The bike beneath me was a fine piece of craftsmanship. The bars were set to a racing angle, the thin tires crunched through leaves that had blown onto the street, and the gears made absolutely no sound. When I shifted gears, there was almost no sensation. For any well-tuned machine, sound is death. The noise an engine makes stems from inefficiency — lost energy that becomes sound waves. My bike had none of that. Instead, it had the silence of a precision tool — a tool that I had made, maintained and had grown a part of.

I’ve been riding my bike everywhere for just over a year now. I made it my personal mission to ride my bike regardless of the weather. I figured I had either the skills or wherewithal to be fairly comfortable riding my bike in whatever weather Edmonton could throw at me. For the most part, I was right. Winter didn’t stop me from riding. I stuck it out through the cold months and had some amazing solo experiences in the winter trails, as well as the sense of satisfaction that comes with rolling up to the university and knowing that I was the only one with a bike on the rack. In the summer, I found the sense of community that comes with group riding. Riding my bike has opened up both a world of solitude, which I craved, and one of companionship.

I rounded the corner onto 102 Avenue, swerving around a driver in a white SUV who evidently had something else on his mind. I dropped my gloved hands into the dropouts and put my head down. I snuck through the quiet early morning, leaving no trace of my existence on the damp road behind me.

Biking has opened a world up to me that I hadn’t considered previously. [pullquote]When I ride a bike, I am automatically a part of my surroundings.[/pullquote] I become a part of the city I am in and must react accordingly. Drivers are separated from their environment. They see it pass by through a window while maintaining relative comfort. They don’t hear the construction beside them, or feel the road beneath their feet at a stoplight. They sit down in a leather chair in their garage and are transported through the city in a containment pod until they arrive at their destination.

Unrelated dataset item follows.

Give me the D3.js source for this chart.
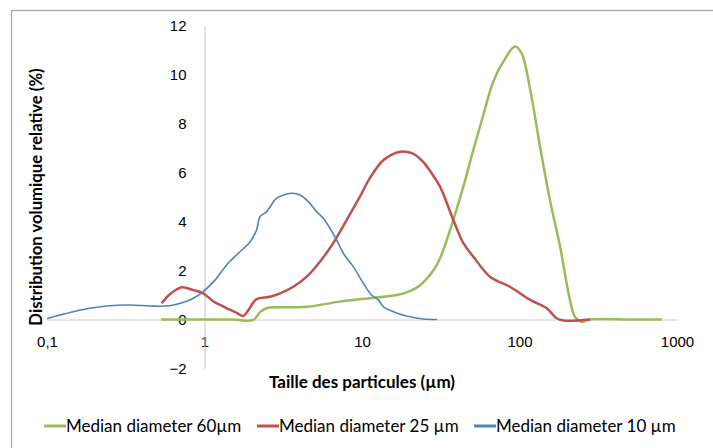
<!DOCTYPE html>
<html>
<head>
<meta charset="utf-8">
<script src="https://cdn.jsdelivr.net/npm/d3@7"></script>
<style>
  body { margin: 0; background: #fff; }
  svg { display: block; font-family: Lato, "Open Sans", sans-serif; }
</style>
</head>
<body>
<div class="chart"></div>
<script>
// particle size distributions, x in µm (log axis), y in % volume
const xTicks = [0.1, 1, 10, 100, 1000];
const xTickLabels = ["0,1", "1", "10", "100", "1000"];
const yTicks = [-2, 0, 2, 4, 6, 8, 10, 12];

const seriesNames = ["Median diameter 60µm", "Median diameter 25 µm", "Median diameter 10 µm"];
const seriesColors = ["#9bbb59", "#c0504d", "#4f81bd"];

const size60 = [0.53, 1, 1.5, 2.04, 2.25, 2.48, 3.02, 4.46, 7.25, 11.2, 16.6, 20, 23.4, 28.5, 31.3, 38, 44, 50.9, 58.9, 68.2, 78.9, 93.6, 103, 117, 135, 156, 181, 209, 225, 248, 280, 500, 800];
const vol60 = [0, 0, 0, -0.02, 0.3, 0.46, 0.5, 0.52, 0.73, 0.87, 1.0, 1.15, 1.4, 2.02, 2.5, 4.07, 5.43, 6.93, 8.36, 9.73, 10.54, 11.16, 10.89, 9.39, 7.07, 4.89, 2.98, 0.8, 0.11, -0.09, 0, 0, 0];

const size25 = [0.535, 0.6, 0.716, 0.85, 0.98, 1.15, 1.32, 1.45, 1.6, 1.76, 1.9, 2.14, 2.6, 3.02, 3.66, 4.46, 5.41, 6.56, 8.0, 9.7, 11.2, 13.7, 17.5, 20.7, 24, 27.7, 31.3, 38, 44, 50.9, 65, 87, 117, 149, 172, 190, 280];
const vol25 = [0.66, 1.02, 1.32, 1.2, 1.07, 0.72, 0.53, 0.4, 0.27, 0.14, 0.39, 0.83, 0.93, 1.07, 1.34, 1.75, 2.36, 3.12, 4.07, 5.02, 5.77, 6.52, 6.86, 6.8, 6.5, 5.98, 5.43, 4.07, 3.12, 2.57, 1.75, 1.34, 0.8, 0.46, 0.05, -0.04, 0];

const size10 = [0.1, 0.118, 0.147, 0.187, 0.239, 0.336, 0.45, 0.6, 0.73, 0.85, 0.98, 1.17, 1.38, 1.64, 1.95, 2.14, 2.25, 2.48, 2.87, 3.33, 3.6, 4.04, 4.56, 5.15, 5.68, 6.26, 6.9, 7.61, 8.8, 10.2, 11.5, 12.7, 13.7, 15.8, 19.2, 24.5, 30];
const vol10 = [0.03, 0.16, 0.32, 0.46, 0.55, 0.59, 0.55, 0.56, 0.69, 0.87, 1.14, 1.62, 2.23, 2.71, 3.18, 3.66, 4.2, 4.41, 4.96, 5.13, 5.16, 5.09, 4.82, 4.41, 4.14, 3.73, 3.25, 2.71, 2.16, 1.48, 1.0, 0.8, 0.52, 0.32, 0.14, 0.02, 0];

const seriesSizes = [size60, size25, size10];
const seriesVols = [vol60, vol25, vol10];
const seriesWidths = [2.5, 2.5, 1.6];

const width = 713, height = 448;

const svg = d3.select(".chart").append("svg")
    .attr("width", width)
    .attr("height", height);

// chart area border (runs off the right and bottom of the picture)
svg.append("rect")
    .attr("x", 11.5).attr("y", 10.5)
    .attr("width", 740).attr("height", 480)
    .attr("fill", "none")
    .attr("stroke", "#a6a6a6")
    .attr("stroke-width", 1.2);

const x = d3.scaleLog().domain([0.1, 1000]).range([47, 677]);
const y = d3.scaleLinear().domain([-2, 12]).range([368.4, 26]);

// x axis sits on y = 0
const xAxis = svg.append("g")
    .attr("transform", `translate(0,${y(0)})`)
    .call(d3.axisBottom(x)
        .tickValues(xTicks)
        .tickFormat((d, i) => xTickLabels[i])
        .tickSize(0)
        .tickPadding(17));
xAxis.select(".domain").attr("stroke", "#d0d0d0").attr("stroke-width", 1.2);
xAxis.selectAll("text").attr("font-size", 15).attr("fill", "#000");

// y axis crosses at x = 1
const yAxis = svg.append("g")
    .attr("transform", `translate(${x(1)},0)`)
    .call(d3.axisLeft(y)
        .tickValues(yTicks)
        .tickFormat(d3.format("d"))
        .tickSize(0)
        .tickPadding(18));
yAxis.select(".domain").attr("stroke", "#c4c4c4").attr("stroke-width", 1);
yAxis.selectAll("text").attr("font-size", 15).attr("fill", "#000");

// titles
svg.append("text")
    .attr("x", 362).attr("y", 388)
    .attr("text-anchor", "middle")
    .attr("font-size", 17)
    .attr("font-weight", "bold")
    .text("Taille des particules (µm)");

svg.append("text")
    .attr("transform", "translate(42,197) rotate(-90)")
    .attr("text-anchor", "middle")
    .attr("font-size", 16.7)
    .attr("font-weight", "bold")
    .text("Distribution volumique relative (%)");

// curves
const line = d3.line()
    .x(d => x(d[0]))
    .y(d => y(d[1]))
    .curve(d3.curveCatmullRom.alpha(0.5));

seriesNames.forEach((name, i) => {
    const pts = seriesSizes[i].map((s, j) => [s, seriesVols[i][j]]);
    svg.append("path")
        .datum(pts)
        .attr("fill", "none")
        .attr("stroke", seriesColors[i])
        .attr("stroke-width", seriesWidths[i])
        .attr("stroke-linejoin", "round")
        .attr("d", line);
});

// legend
const legend = svg.append("g").attr("transform", "translate(0,426)");
const legendStarts = [44, 257, 474];
seriesNames.forEach((name, i) => {
    const g = legend.append("g").attr("transform", `translate(${legendStarts[i]},0)`);
    g.append("line")
        .attr("x1", 0).attr("x2", 22)
        .attr("stroke", seriesColors[i])
        .attr("stroke-width", 3);
    g.append("text")
        .attr("x", 22).attr("dy", "0.35em")
        .attr("font-size", 17)
        .text(name);
});
</script>
</body>
</html>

I was feeling far from contained as I zipped along 102 Avenue towards downtown. Lightly bundled, the temperature was perfect for riding. The air had a West Coast feel to it that was usually only found on Vancouver Island. It was almost as though I could ride to the ocean; I had to remember that I was actually in the prairies. That’s one of the things that makes Edmonton different from most cycling cities. Here, the city planners were uninhibited by the natural borders of mountains and oceans. They could sprawl out infinitely into the plains that surrounded the city. This, along with the opulence that comes with quick oil, led to an abundance of suburbs, making it difficult for people to commute by bike.

There wasn’t anyone on the path as I rode by it that morning. The early hour made most people more inclined to stay between their sheets for as long as possible. That suited me just fine. I took a left on the multi-use trail leading north to 104 Avenue. While Edmonton’s multi-use trails are few and far between (and tend to go only in one direction), they make zipping through the city much easier and safer. Traffic was crawling on 109 Street as I rushed past on a grassy park path. I could hear the nearby busy street, with its cars, busses and people, but on the path there was no sound. I drew silent breaths to the back of my throat.

To me, biking is an expression of individuality. In a car, the driver is one of a thousand sitting in the same atmosphere each day. There is complacency in the habit of driving, and biking gets me away from that. My bike is an extension of myself. It is an object in which I take pride, and that I have made my own. While it is an expression of individuality, it is also a community builder. People who ride enter into a community that sticks with them for life. The bike bonds us together into a tribe of people with a common interest that is more than just a way of transportation. It becomes a way of life.

As I pulled up to the bike racks and saw the diversity of gleaming metal steeds locked together, I smiled. Having more people on bikes changes the city from an endless line of cars into a group of people who are committed to improving the way things are, one pedal stroke at a time.